WORLD NEWS

Toys R Us suppliers concerned over payment

Published on: 19th March 2018

Accountants and hedge funds also look into £580m offshore loan.

When Toys R Us secured a $3.1b bankruptcy loan in September, toy companies were reassured they would be paid for goods delivered to the company as it tried to emerge from Chapter 11.

At last Thursday’s court hearing, vendor lawyers said they were receiving hourly calls from clients concerning hundreds of millions of dollars of claims. Whether or not they receive payment will depend on the outcome of the liquidation proceedings.

Learning Resources chief executive Rick Woldenberg told Reuters: “Doing business with a company in Chapter 11 was not supposed to be a ‘gotcha’ situation, but apparently in this case it was.” His company is owed more than $1m by Toys R Us.
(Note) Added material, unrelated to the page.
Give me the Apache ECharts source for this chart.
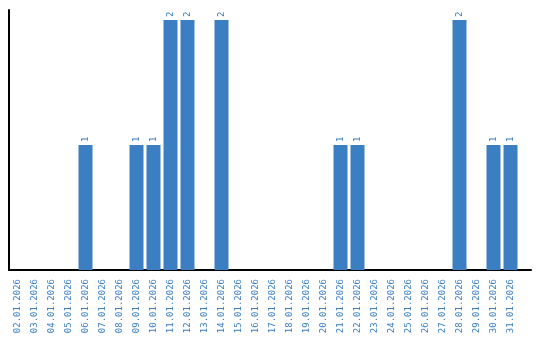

MGA’s Isaac Larian was quoted in the same article: “We have a $14-$15m payment that hasn’t been paid. If I was a guessing man, I wouldn’t think I’d get all of it back.”
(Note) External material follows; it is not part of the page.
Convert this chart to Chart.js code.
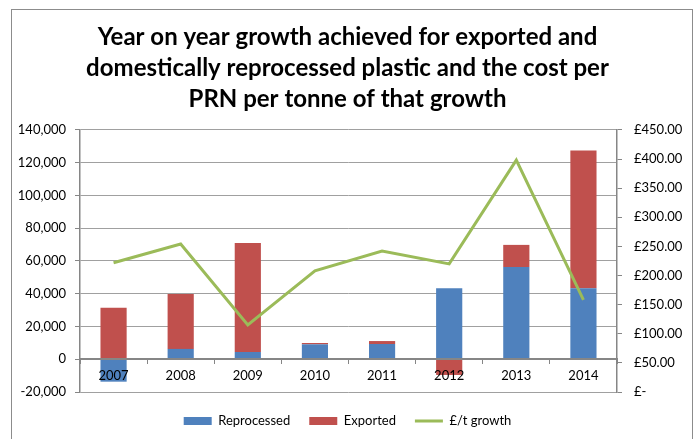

Among those that could pick up toy market share following the demise of Toys R Us include big-box retailers Walmart and Target; chains such as JC Penney, Kohls and Bed Bath & Beyond; drugstores like CVS Health and Rite Aid and discount outlets such as Dollar General or TJ Maxx.

In other news, accountants and hedge funds are said to be in pursuit of more than £580m that was funnelled out of Toys R Us’s UK business into a tax haven on the British Virgin Island just months before it went into liquidation.
Administrator Moorfields Corporate Recovery is preparing for a full investigation of Toys R Us’s financial affairs and has said the investigation will include determining why Toys R Us funnelled the loan into an offshore subsidiary and then waived repayments.
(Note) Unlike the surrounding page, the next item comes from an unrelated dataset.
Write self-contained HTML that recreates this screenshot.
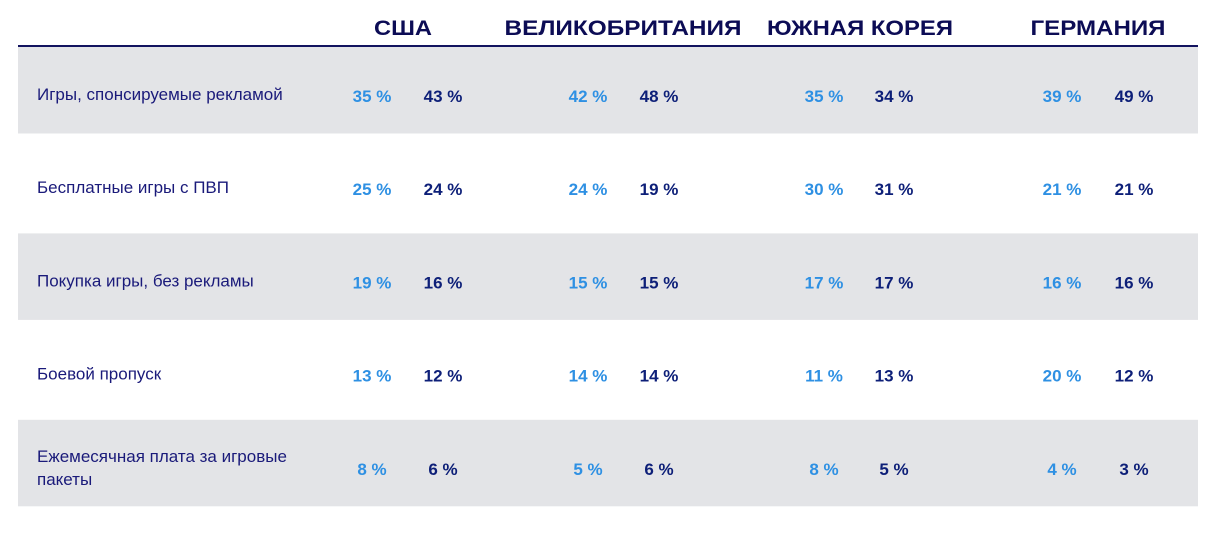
<!DOCTYPE html>
<html><head><meta charset="utf-8">
<style>
html,body{margin:0;padding:0;background:#fff;width:1226px;height:535px;overflow:hidden;}
svg{display:block;font-family:"Liberation Sans","DejaVu Sans",sans-serif;}
</style></head>
<body>
<svg id="chart" width="1226" height="535" viewBox="0 0 1226 535" xmlns="http://www.w3.org/2000/svg"></svg>
<script>
const countries = ["США","ВЕЛИКОБРИТАНИЯ","ЮЖНАЯ КОРЕЯ","ГЕРМАНИЯ"];
const categories = [["Игры, спонсируемые рекламой"],["Бесплатные игры с ПВП"],["Покупка игры, без рекламы"],["Боевой пропуск"],["Ежемесячная плата за игровые","пакеты"]];
const seriesA = [[35,42,35,39],[25,24,30,21],[19,15,17,16],[13,14,11,20],[8,5,8,4]];
const seriesB = [[43,48,34,49],[24,19,31,21],[16,15,17,16],[12,14,13,12],[6,6,5,3]];

const NS="http://www.w3.org/2000/svg";
const svg=document.getElementById('chart');
function mk(tag,attrs,parent){const e=document.createElementNS(NS,tag);for(const k in attrs)e.setAttribute(k,attrs[k]);(parent||svg).appendChild(e);return e;}
const hdrX=[403,623,860,1098], hdrW=[58,237,186,135];
const colA=[372,588,824,1062], colB=[443,659,894,1134];
const rowY=i=>95+i*93.2;
// bands
for(let i=0;i<categories.length;i++){
  if(i%2===0){
    const r=mk('rect',{x:18,y:rowY(i)-48,width:1180,height:86.5,fill:'#e3e4e7'});
    
    
  }
}
// header line
const ln=mk('rect',{x:18,y:45,width:1180,height:2,fill:'#12135f'});


countries.forEach((c,j)=>{
  const t=mk('text',{x:hdrX[j],y:35,'text-anchor':'middle','font-size':21,'font-weight':'bold',fill:'#0c0c55',textLength:hdrW[j],lengthAdjust:'spacingAndGlyphs'});
  t.textContent=c;
  
  
});
categories.forEach((lines,i)=>{
  const y=rowY(i);
  const multi=lines.length>1;
  lines.forEach((s,k)=>{
    const t=mk('text',{x:37,y:(multi? y-6+k*23 : y+5),'font-size':17,fill:'#1a1a7a'});
    t.textContent=s;
    
    
  });
  for(let j=0;j<4;j++){
    const a=mk('text',{x:colA[j],y:y+7,'text-anchor':'middle','font-size':17,'font-weight':'bold',fill:'#2e90e3'});
    a.textContent=seriesA[i][j]+' %';
    
    
    const b=mk('text',{x:colB[j],y:y+7,'text-anchor':'middle','font-size':17,'font-weight':'bold',fill:'#0d1f78'});
    b.textContent=seriesB[i][j]+' %';
    
    
  }
});
</script>
</body></html>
The Mail has claimed that US hedge fund Blue Mountain Capital is chasing the money as a way of making up for losses it suffered after the collapse of the American arm of Toys R Us. If it proves successful, the hedge fund could get its hands on the cash ahead of UK creditors or the administrator.

The loans first appeared in company accounts in January 2017, as sums of £92.5m plus interest, and £461.4m plus £25.6m to TRU (BVI) Finance II.

It states that these payments were waived – suggesting the money handed to the British Virgin Islands and the interest that should have been paid by the company to the UK, had been given up on.

A spokesperson for Toys R Us commented: “These were non-cash transactions between the UK holding company and its wholly owned subsidiary in the BVI. They had no impact on the financial position of the UK trading company and the move was part of a broader effort to simplify the UK group structure.”